Required task => Please say how many lines of the listing hold "this", with no other words in the answer.

Given records =>
# # # # # # #
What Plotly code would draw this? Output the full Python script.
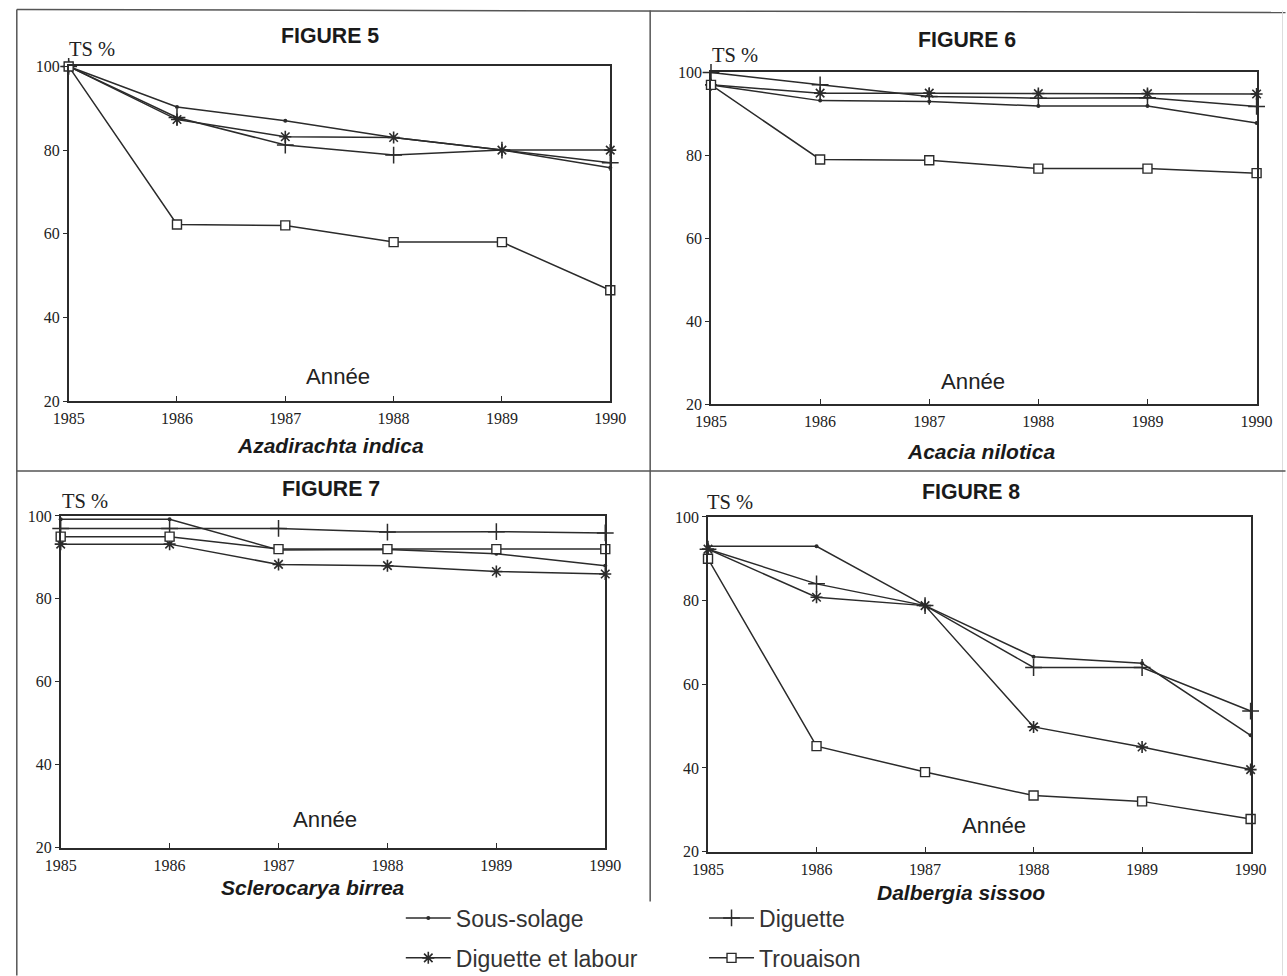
# # # # # # #
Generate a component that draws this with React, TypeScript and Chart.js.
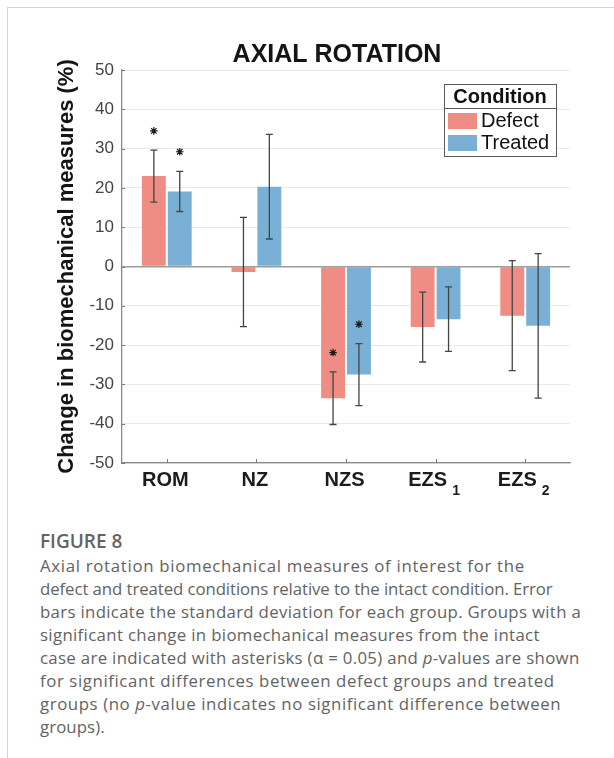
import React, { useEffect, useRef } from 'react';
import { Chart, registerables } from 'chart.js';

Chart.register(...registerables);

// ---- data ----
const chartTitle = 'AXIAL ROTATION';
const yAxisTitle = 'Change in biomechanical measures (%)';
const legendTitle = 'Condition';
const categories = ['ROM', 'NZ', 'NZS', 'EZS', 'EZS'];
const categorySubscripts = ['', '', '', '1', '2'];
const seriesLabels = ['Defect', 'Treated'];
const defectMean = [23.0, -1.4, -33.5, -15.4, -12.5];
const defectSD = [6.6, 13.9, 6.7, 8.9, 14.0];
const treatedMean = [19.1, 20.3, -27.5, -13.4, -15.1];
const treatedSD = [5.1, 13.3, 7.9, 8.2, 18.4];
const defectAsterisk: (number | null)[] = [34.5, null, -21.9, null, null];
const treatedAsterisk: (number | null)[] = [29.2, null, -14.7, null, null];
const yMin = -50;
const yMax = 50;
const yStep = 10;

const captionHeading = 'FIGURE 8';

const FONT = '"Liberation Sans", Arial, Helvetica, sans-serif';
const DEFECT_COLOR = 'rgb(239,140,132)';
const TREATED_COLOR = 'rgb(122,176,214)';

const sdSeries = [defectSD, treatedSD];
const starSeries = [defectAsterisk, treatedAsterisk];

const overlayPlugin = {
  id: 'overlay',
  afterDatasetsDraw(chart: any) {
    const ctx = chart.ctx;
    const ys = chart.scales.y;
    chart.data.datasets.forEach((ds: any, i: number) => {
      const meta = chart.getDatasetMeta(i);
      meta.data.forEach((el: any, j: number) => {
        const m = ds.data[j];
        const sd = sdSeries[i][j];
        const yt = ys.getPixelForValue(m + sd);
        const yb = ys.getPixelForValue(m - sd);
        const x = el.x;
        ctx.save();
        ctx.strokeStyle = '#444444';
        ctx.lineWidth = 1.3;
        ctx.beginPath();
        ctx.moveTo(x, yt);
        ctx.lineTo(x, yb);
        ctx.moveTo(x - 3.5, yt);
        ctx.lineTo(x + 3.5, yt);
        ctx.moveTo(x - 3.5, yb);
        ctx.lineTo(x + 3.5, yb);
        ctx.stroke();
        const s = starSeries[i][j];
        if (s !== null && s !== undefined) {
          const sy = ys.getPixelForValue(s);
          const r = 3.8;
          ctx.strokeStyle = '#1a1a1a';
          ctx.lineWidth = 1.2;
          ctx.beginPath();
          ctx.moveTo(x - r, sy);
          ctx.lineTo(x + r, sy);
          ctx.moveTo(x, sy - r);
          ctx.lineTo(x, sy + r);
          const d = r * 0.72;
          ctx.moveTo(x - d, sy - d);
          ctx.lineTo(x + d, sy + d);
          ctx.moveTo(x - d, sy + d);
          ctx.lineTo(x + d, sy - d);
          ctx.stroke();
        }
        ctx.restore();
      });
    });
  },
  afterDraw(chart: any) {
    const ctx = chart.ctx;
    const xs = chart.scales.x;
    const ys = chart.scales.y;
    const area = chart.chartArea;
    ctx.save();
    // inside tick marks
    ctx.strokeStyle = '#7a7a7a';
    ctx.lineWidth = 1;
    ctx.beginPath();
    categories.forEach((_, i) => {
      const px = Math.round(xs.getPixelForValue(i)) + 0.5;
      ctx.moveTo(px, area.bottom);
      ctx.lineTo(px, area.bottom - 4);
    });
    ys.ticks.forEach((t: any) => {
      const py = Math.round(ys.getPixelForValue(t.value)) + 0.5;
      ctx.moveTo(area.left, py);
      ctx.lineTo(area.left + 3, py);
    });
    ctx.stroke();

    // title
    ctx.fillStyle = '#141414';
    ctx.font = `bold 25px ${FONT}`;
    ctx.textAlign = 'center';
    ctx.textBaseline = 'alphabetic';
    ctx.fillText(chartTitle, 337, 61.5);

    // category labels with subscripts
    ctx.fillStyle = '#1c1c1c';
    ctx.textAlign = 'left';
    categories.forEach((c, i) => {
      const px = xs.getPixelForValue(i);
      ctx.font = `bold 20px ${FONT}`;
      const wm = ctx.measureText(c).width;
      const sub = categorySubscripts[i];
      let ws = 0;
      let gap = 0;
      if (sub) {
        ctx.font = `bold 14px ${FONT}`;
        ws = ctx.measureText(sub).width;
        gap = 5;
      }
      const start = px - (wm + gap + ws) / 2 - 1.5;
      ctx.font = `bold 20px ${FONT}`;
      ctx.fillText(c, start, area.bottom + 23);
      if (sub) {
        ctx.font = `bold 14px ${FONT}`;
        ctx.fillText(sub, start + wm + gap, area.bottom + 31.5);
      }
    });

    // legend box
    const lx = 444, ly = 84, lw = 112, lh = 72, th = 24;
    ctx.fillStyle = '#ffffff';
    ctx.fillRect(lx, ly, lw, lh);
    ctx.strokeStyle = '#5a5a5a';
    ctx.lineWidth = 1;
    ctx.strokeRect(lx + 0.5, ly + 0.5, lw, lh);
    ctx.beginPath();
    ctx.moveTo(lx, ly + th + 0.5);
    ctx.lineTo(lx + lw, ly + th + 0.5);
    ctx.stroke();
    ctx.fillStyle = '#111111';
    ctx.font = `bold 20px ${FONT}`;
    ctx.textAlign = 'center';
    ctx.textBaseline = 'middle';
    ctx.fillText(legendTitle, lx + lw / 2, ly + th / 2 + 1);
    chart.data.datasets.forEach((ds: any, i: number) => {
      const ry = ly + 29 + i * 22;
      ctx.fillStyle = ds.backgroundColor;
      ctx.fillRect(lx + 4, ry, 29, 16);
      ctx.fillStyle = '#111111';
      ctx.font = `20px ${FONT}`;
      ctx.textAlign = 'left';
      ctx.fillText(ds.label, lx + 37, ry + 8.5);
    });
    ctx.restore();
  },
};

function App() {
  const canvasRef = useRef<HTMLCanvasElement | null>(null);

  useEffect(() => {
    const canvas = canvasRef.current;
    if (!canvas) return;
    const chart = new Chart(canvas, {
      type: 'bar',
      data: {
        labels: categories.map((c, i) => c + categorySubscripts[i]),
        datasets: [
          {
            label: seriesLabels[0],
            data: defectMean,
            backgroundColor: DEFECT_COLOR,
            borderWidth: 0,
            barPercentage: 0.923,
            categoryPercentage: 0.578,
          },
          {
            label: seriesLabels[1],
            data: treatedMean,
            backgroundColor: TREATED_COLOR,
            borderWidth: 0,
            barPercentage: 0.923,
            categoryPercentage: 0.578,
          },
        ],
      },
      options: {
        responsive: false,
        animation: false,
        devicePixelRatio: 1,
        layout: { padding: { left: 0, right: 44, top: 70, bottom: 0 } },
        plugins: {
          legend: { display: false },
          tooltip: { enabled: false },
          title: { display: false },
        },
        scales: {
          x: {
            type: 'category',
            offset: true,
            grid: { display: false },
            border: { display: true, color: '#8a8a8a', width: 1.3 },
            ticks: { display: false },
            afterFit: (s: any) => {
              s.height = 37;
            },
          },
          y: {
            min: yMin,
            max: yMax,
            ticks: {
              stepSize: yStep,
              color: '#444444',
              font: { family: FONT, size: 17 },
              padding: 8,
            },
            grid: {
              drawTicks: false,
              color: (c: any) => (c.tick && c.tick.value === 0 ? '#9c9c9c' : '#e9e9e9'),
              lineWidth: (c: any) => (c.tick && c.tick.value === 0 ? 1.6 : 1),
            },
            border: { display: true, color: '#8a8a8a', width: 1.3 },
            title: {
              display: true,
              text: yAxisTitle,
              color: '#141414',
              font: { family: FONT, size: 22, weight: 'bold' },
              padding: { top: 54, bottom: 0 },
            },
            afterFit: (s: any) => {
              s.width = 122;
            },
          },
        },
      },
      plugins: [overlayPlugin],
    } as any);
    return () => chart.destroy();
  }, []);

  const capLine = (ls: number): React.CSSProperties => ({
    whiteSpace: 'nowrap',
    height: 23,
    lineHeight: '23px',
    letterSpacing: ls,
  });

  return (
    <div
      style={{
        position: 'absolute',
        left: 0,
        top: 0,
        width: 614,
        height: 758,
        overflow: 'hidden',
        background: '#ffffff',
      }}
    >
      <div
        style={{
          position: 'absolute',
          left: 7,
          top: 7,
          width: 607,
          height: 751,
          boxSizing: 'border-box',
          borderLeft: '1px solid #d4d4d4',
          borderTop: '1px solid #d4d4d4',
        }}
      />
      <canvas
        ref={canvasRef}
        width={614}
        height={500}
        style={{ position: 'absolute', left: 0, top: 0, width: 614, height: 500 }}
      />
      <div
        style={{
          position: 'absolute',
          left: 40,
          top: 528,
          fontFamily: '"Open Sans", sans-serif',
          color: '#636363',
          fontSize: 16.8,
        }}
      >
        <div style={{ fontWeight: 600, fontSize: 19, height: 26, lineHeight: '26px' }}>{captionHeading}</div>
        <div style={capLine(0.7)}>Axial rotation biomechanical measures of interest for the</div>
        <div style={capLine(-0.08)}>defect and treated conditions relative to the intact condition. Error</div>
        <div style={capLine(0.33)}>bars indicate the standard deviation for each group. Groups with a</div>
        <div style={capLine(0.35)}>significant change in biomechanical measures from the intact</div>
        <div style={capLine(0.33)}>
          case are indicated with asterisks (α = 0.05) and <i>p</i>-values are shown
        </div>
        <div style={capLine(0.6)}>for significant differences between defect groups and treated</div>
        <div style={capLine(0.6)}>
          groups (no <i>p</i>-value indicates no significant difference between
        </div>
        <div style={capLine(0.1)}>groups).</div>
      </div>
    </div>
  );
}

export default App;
# # # # # # #
Response to the exercise => 2